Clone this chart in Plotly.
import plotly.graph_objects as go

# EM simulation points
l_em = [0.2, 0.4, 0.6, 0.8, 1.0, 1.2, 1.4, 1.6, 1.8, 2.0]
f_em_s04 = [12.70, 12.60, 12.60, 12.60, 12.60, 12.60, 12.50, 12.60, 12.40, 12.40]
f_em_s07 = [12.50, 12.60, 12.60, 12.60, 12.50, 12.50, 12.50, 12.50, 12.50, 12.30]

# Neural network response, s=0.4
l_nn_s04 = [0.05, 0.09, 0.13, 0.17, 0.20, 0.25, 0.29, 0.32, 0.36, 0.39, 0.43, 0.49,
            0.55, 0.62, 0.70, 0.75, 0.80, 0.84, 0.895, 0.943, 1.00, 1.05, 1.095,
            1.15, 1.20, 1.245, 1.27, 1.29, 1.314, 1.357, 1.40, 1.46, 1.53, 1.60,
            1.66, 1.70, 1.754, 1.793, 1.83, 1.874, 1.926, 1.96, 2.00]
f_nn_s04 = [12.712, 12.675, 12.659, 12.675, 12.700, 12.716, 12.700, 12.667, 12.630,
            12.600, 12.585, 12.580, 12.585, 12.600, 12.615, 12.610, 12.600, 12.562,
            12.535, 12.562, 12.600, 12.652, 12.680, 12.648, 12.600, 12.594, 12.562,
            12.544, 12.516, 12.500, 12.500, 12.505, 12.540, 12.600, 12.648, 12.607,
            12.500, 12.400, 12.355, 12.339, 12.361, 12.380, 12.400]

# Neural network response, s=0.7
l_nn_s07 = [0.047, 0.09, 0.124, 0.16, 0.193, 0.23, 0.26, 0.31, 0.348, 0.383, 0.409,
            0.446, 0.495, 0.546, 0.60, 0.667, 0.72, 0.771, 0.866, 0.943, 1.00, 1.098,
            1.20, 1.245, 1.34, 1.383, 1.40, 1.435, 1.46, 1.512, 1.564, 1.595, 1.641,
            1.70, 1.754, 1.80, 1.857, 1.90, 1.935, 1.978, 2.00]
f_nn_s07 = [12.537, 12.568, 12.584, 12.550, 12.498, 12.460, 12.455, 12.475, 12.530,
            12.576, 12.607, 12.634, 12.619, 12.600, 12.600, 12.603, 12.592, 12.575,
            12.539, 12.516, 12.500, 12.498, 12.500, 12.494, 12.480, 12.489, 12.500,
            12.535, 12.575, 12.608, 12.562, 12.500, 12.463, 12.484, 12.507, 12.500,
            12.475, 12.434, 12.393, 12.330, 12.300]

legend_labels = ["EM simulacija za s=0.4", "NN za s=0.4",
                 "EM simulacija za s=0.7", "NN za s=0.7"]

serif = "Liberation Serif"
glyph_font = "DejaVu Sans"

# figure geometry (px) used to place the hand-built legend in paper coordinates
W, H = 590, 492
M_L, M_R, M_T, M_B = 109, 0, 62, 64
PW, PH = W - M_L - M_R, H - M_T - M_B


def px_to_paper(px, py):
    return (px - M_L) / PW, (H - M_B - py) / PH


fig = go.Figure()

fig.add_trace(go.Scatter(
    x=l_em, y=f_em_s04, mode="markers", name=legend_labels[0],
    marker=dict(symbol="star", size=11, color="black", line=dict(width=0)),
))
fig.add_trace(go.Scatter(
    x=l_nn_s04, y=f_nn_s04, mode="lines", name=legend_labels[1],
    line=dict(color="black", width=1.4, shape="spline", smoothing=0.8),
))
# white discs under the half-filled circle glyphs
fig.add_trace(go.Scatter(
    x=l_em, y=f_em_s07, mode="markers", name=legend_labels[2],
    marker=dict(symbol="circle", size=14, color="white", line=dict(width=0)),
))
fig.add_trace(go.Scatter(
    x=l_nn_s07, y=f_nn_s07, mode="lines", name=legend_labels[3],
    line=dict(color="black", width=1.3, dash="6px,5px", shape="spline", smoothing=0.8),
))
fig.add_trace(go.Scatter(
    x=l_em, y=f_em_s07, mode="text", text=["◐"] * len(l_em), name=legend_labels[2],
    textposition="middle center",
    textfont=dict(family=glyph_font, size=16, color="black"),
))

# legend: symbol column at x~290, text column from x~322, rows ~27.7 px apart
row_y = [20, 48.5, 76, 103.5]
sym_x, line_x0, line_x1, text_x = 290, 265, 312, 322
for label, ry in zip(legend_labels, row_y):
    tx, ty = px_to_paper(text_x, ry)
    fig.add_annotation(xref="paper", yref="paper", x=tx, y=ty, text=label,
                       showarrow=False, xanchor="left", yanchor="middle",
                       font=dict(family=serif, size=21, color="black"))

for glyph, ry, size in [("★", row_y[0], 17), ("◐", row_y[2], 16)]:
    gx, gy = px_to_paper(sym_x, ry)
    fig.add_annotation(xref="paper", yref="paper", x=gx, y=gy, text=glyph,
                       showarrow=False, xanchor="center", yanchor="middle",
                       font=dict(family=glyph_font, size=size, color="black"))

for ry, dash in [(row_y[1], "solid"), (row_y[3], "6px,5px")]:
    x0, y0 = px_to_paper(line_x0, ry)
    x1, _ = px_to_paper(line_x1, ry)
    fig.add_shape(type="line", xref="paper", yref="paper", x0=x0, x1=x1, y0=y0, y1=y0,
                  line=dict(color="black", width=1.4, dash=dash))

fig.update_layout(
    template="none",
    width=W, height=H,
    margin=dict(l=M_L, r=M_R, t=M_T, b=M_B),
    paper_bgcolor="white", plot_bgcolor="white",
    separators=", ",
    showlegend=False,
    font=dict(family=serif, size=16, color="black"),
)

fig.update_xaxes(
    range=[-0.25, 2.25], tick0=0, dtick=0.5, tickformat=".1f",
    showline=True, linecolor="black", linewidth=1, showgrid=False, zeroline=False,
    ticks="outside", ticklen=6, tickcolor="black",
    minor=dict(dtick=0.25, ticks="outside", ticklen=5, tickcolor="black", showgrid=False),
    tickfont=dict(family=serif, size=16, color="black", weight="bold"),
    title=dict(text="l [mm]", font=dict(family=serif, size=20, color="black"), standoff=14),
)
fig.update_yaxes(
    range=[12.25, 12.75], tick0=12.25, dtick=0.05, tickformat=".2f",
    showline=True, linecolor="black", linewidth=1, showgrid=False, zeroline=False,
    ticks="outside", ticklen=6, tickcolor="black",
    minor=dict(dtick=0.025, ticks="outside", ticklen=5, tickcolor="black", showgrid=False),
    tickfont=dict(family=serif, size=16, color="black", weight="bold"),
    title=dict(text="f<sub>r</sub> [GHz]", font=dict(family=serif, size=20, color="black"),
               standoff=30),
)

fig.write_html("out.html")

→ Description of the task
Everything from the first line of the material through the line containing "12.50, 12.50, 12.30]" is to be printed exactly; lines after that are to be left out.

→ Solution to the exercise
Clone this chart in Plotly.
import plotly.graph_objects as go

# EM simulation points
l_em = [0.2, 0.4, 0.6, 0.8, 1.0, 1.2, 1.4, 1.6, 1.8, 2.0]
f_em_s04 = [12.70, 12.60, 12.60, 12.60, 12.60, 12.60, 12.50, 12.60, 12.40, 12.40]
f_em_s07 = [12.50, 12.60, 12.60, 12.60, 12.50, 12.50, 12.50, 12.50, 12.50, 12.30]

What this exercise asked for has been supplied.